Microsoft's $1B Climate Innovation Fund opens for growth-stage applicants
The fund is actively soliciting equity and project finance across six climate verticals, with early commercial traction as the bar.
Two signals this fortnight point to the same opening: Microsoft's Climate Innovation Fund, a $1 billion equity and debt vehicle, is in active deployment mode and explicitly inviting applications from emerging climate tech companies [Opportunities — funder-discovery — 2026-05-18]. The scope is broader than many founders assume — direct carbon removal, advanced energy, industrial materials, circular economy, water, and nature-based solutions are all named priorities, with both equity tickets and project financing on the table [Microsoft Climate Innovation Fund (philanthropy arm) — 2026-05-15].
The through-line: this is corporate balance-sheet capital behaving like a growth-stage climate investor, not a grant programme. The gating criterion in both signals is the same — early commercial traction and a solution that needs capital to scale, rather than seed-stage R&D. NGOs without a revenue-generating arm are unlikely to fit; SMEs with pilots, offtake interest, or first revenue are squarely in scope.

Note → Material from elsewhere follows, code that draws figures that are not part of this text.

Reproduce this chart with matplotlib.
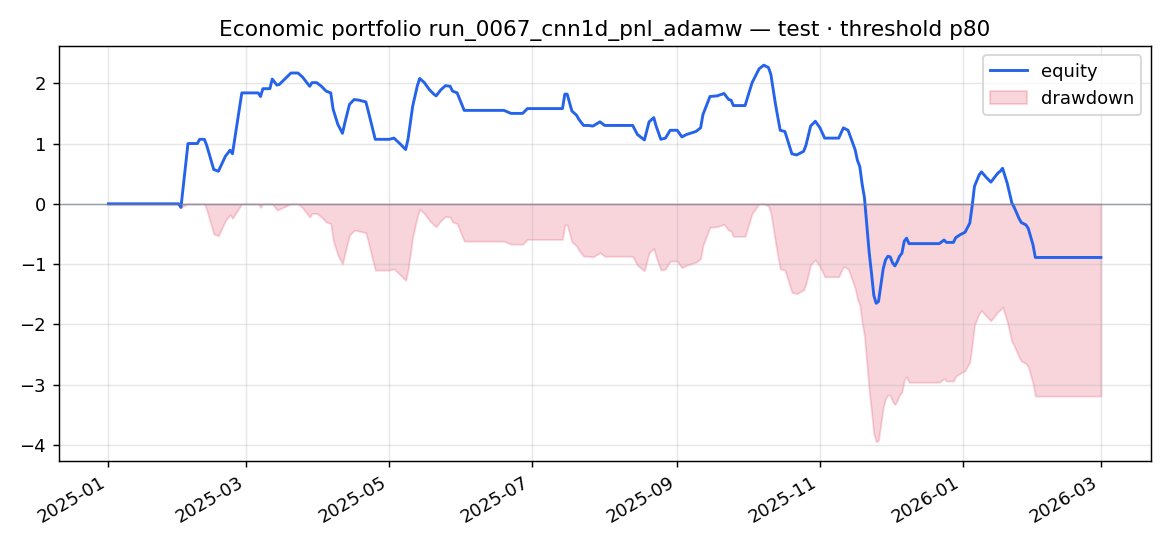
import numpy as np
import pandas as pd
import matplotlib.pyplot as plt

# equity curve (date, cumulative pnl)
dates = [
    "2025-01-01", "2025-01-31", "2025-02-01", "2025-02-04", "2025-02-08", "2025-02-09",
    "2025-02-11", "2025-02-12", "2025-02-15", "2025-02-17", "2025-02-20", "2025-02-22",
    "2025-02-23", "2025-02-27", "2025-03-06", "2025-03-07", "2025-03-08", "2025-03-11",
    "2025-03-12", "2025-03-14", "2025-03-15", "2025-03-20", "2025-03-23", "2025-03-25",
    "2025-03-28", "2025-03-29", "2025-03-31", "2025-04-02", "2025-04-04", "2025-04-06",
    "2025-04-07", "2025-04-09", "2025-04-11", "2025-04-12", "2025-04-14", "2025-04-16",
    "2025-04-18", "2025-04-21", "2025-04-22", "2025-04-25", "2025-05-01", "2025-05-03",
    "2025-05-06", "2025-05-08", "2025-05-09", "2025-05-11", "2025-05-13", "2025-05-14",
    "2025-05-16", "2025-05-18", "2025-05-20", "2025-05-21", "2025-05-23", "2025-05-25",
    "2025-05-27", "2025-05-28", "2025-05-30", "2025-06-02", "2025-06-19", "2025-06-22",
    "2025-06-27", "2025-06-29", "2025-07-14", "2025-07-15", "2025-07-16", "2025-07-18",
    "2025-07-20", "2025-07-21", "2025-07-23", "2025-07-25", "2025-07-27", "2025-07-30",
    "2025-08-01", "2025-08-13", "2025-08-15", "2025-08-18", "2025-08-20", "2025-08-22",
    "2025-08-23", "2025-08-25", "2025-08-27", "2025-08-29", "2025-09-01", "2025-09-03",
    "2025-09-05", "2025-09-09", "2025-09-11", "2025-09-12", "2025-09-14", "2025-09-15",
    "2025-09-18", "2025-09-21", "2025-09-23", "2025-09-24", "2025-09-25", "2025-09-30",
    "2025-10-03", "2025-10-06", "2025-10-08", "2025-10-10", "2025-10-11", "2025-10-13",
    "2025-10-15", "2025-10-17", "2025-10-20", "2025-10-22", "2025-10-25", "2025-10-26",
    "2025-10-28", "2025-10-30", "2025-11-01", "2025-11-03", "2025-11-09", "2025-11-11",
    "2025-11-13", "2025-11-15", "2025-11-16", "2025-11-17", "2025-11-18", "2025-11-19",
    "2025-11-20", "2025-11-21", "2025-11-22", "2025-11-23", "2025-11-24", "2025-11-25",
    "2025-11-26", "2025-11-27", "2025-11-28", "2025-11-29", "2025-11-30", "2025-12-01",
    "2025-12-02", "2025-12-03", "2025-12-04", "2025-12-05", "2025-12-06", "2025-12-07",
    "2025-12-08", "2025-12-09", "2025-12-22", "2025-12-24", "2025-12-25", "2025-12-28",
    "2025-12-29", "2025-12-31", "2026-01-02", "2026-01-04", "2026-01-05", "2026-01-06",
    "2026-01-08", "2026-01-09", "2026-01-11", "2026-01-13", "2026-01-16", "2026-01-17",
    "2026-01-18", "2026-01-20", "2026-01-22", "2026-01-23", "2026-01-25", "2026-01-26",
    "2026-01-28", "2026-01-29", "2026-01-31", "2026-02-01", "2026-03-01",
]

equity = [
    0.00, 0.00, -0.06, 1.00, 1.00, 1.07,
    1.07, 0.97, 0.57, 0.54, 0.79, 0.89,
    0.83, 1.84, 1.84, 1.78, 1.91, 1.91,
    2.07, 1.97, 1.98, 2.17, 2.17, 2.10,
    1.95, 2.01, 2.01, 1.95, 1.87, 1.84,
    1.57, 1.32, 1.17, 1.34, 1.65, 1.73,
    1.72, 1.69, 1.54, 1.07, 1.07, 1.09,
    0.98, 0.90, 1.07, 1.62, 1.96, 2.08,
    2.01, 1.90, 1.82, 1.79, 1.89, 1.96,
    1.95, 1.87, 1.84, 1.55, 1.55, 1.50,
    1.50, 1.58, 1.58, 1.82, 1.82, 1.54,
    1.47, 1.40, 1.30, 1.30, 1.29, 1.36,
    1.30, 1.30, 1.15, 1.06, 1.36, 1.43,
    1.29, 1.07, 1.09, 1.22, 1.22, 1.11,
    1.15, 1.20, 1.26, 1.48, 1.68, 1.78,
    1.79, 1.83, 1.73, 1.72, 1.63, 1.63,
    2.01, 2.24, 2.30, 2.26, 2.15, 1.65,
    1.22, 1.20, 0.83, 0.81, 0.87, 0.97,
    1.29, 1.37, 1.26, 1.09, 1.09, 1.26,
    1.22, 1.01, 0.90, 0.72, 0.62, 0.33,
    0.10, -0.35, -0.80, -1.15, -1.52, -1.65,
    -1.62, -1.35, -1.08, -0.93, -0.87, -0.88,
    -0.98, -1.03, -0.96, -0.87, -0.82, -0.62,
    -0.57, -0.66, -0.66, -0.60, -0.64, -0.64,
    -0.56, -0.51, -0.47, -0.32, -0.04, 0.29,
    0.48, 0.53, 0.44, 0.36, 0.51, 0.54,
    0.59, 0.34, 0.01, -0.06, -0.24, -0.31,
    -0.35, -0.41, -0.68, -0.89, -0.89,
]

df = pd.DataFrame({"date": pd.to_datetime(dates), "equity": equity})
df["drawdown"] = df["equity"] - df["equity"].cummax()

fig, ax = plt.subplots(figsize=(9, 4.2), dpi=130)

ax.plot(df["date"], df["equity"], color="#2563eb", lw=1.6, label="equity")
ax.fill_between(df["date"], df["drawdown"], 0, color="crimson", alpha=0.18,
                label="drawdown")
ax.axhline(0, color="slategray", lw=0.8, alpha=0.7)

ax.set_title("Economic portfolio run_0067_cnn1d_pnl_adamw — test · threshold p80")
ax.grid(alpha=0.3)
ax.legend(loc="upper right")
fig.autofmt_xdate()

plt.tight_layout()
plt.savefig("out.png")
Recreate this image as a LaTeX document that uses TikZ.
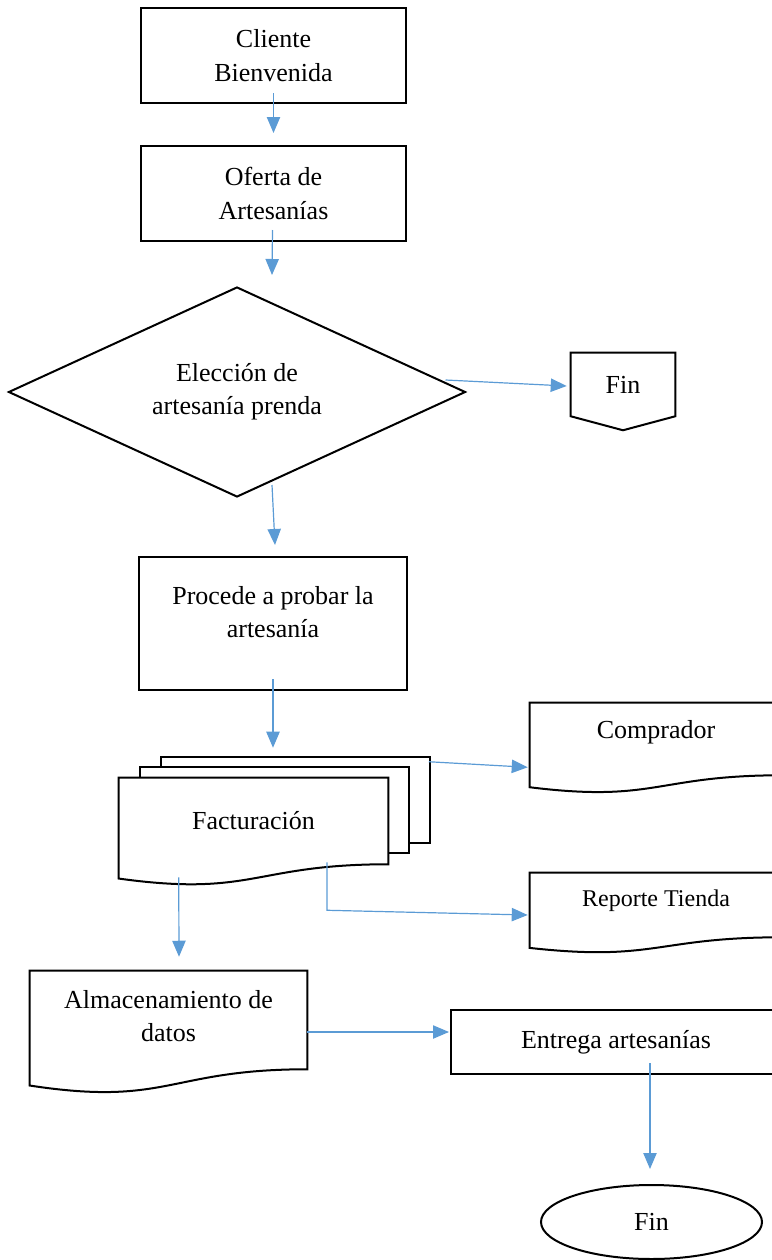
\documentclass[tikz,border=0pt]{standalone}
\usepackage{fontspec}
\setmainfont{Liberation Serif}
\usepackage{tikz}
\usetikzlibrary{arrows.meta,positioning,shapes.geometric,calc}
\definecolor{flowblue}{HTML}{5B9BD5}
\def\px{0.75pt}
\tikzset{
  shapeline/.style={draw=black, line width=1.5pt},
  flowarrow/.style={-{Triangle[length=12pt,width=10pt]}, color=flowblue, line width=0.9pt}
}
% document outline round a text rectangle (right side = rectangle height)
\newcommand{\docoutline}[1]{%
  \draw[shapeline] ($(#1.north west)!1.165!(#1.south west)$) -- (#1.north west)
    -- (#1.north east) -- (#1.south east)
    .. controls (#1.south) and ($(#1.north)!1.381!(#1.south)$) .. cycle;}

\begin{document}
\begin{tikzpicture}[x=0.75pt, y=-0.75pt,
    every node/.style={font=\fontsize{19.5}{25}\selectfont, align=center, inner sep=0pt},
    procbox/.style={shapeline, rectangle},
    decbox/.style={shapeline, diamond, aspect=2.2},
    docbox/.style={rectangle},
    endbox/.style={shapeline, ellipse}
  ]
  \useasboundingbox (0,0) rectangle (771,1260);

  % main column
  \node[procbox, minimum width=265*\px, minimum height=95*\px] (cli) at (273.5,55.5) {Cliente\\Bienvenida};
  \node[procbox, minimum width=265*\px, minimum height=95*\px] (ofe) at (273.5,193.5) {Oferta de\\Artesanías};
  \node[decbox, minimum width=457*\px, minimum height=210*\px] (dec) at (237,392) {Elección de\\artesanía prenda};
  \node[procbox, minimum width=268*\px, minimum height=133*\px, text depth=17pt] (proc) at (273,623.5) {Procede a probar la\\artesanía};

  % off-page end
  \node[minimum width=104*\px, minimum height=63*\px] (finA) at (623,384.5) {Fin};
  \draw[shapeline] (finA.south west) -- (finA.north west) -- (finA.north east)
    -- (finA.south east) -- ($(finA.south)+(0,14)$) -- cycle;

  % documents
  \node[docbox, minimum width=269*\px, minimum height=86*\px] (fact) at (253.5,821) {Facturación};
  \docoutline{fact}
  \draw[shapeline] ($(fact.north west)+(21,0)$) -- ++(0,-11) -- ($(fact.north east)+(21,-11)$)
    -- ($(fact.south east)+(21,-11)$) -- ($(fact.south east)+(0,-11)$);
  \draw[shapeline] ($(fact.north west)+(42,-11)$) -- ++(0,-10) -- ($(fact.north east)+(42,-21)$)
    -- ($(fact.south east)+(42,-21)$) -- ($(fact.south east)+(21,-21)$);

  \node[docbox, minimum width=252*\px, minimum height=72*\px, text depth=14.5pt] (comp) at (656,739) {Comprador};
  \docoutline{comp}
  \node[docbox, minimum width=252*\px, minimum height=64*\px, text depth=10pt,
        font=\fontsize{18}{23}\selectfont] (rep) at (656,905) {Reporte Tienda};
  \docoutline{rep}
  \node[docbox, minimum width=277*\px, minimum height=98*\px, text depth=6pt] (alm) at (168.5,1020) {Almacenamiento de\\datos};
  \docoutline{alm}

  \node[procbox, minimum width=330*\px, minimum height=64*\px] (ent) at (616,1042) {Entrega artesanías};
  \node[endbox, minimum width=221*\px, minimum height=74*\px] (finB) at (651.5,1222) {Fin};

  % connectors
  \draw[flowarrow] ($(cli.south)+(0,-11)$) -- ($(ofe.north)+(0,-12)$);
  \draw[flowarrow] ($(ofe.south)+(-1,-12)$) -- ($(dec.north)+(35,-11)$);
  \draw[flowarrow] ($(dec.east)+(-21,-12)$) -- ($(finA.west)+(-4,1.5)$);
  \draw[flowarrow] ($(dec.south)+(35,-13)$) -- ($(proc.north)+(2,-11)$);
  \draw[flowarrow] ($(proc.south)+(0,-12)$) -- ($(fact.north)+(19.5,-30)$);
  \draw[flowarrow] ($(fact.north east)+(40.5,-16)$) -- ($(comp.south west)+(-2,-8)$);
  \draw[flowarrow] ($(fact.south)+(73.5,-2)$) -- ++(0,48) -- ($(rep.west)+(-2,10)$);
  \draw[flowarrow] ($(fact.south west)+(60,13)$) -- ($(alm.north)+(10.5,-14)$);
  \draw[flowarrow] ($(alm.east)+(0,12)$) -- ($(ent.west)+(-1,-10)$);
  \draw[flowarrow] ($(ent.south)+(34,-12)$) -- ($(finB.north)+(-1.5,-15)$);
\end{tikzpicture}
\end{document}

Practical next steps: sharpen a one-pager that leads with deployed units, contracted revenue, or measurable tonnes of CO2e impact, and map which of the six verticals your work sits in. Project-finance applicants should have a bankable project structure ready, not just a company deck.
Over the next 1–6 months, watch for announced portfolio additions — they will signal which sub-sectors and geographies Microsoft is actually writing cheques into, and where the next wave of co-investors is likely to follow.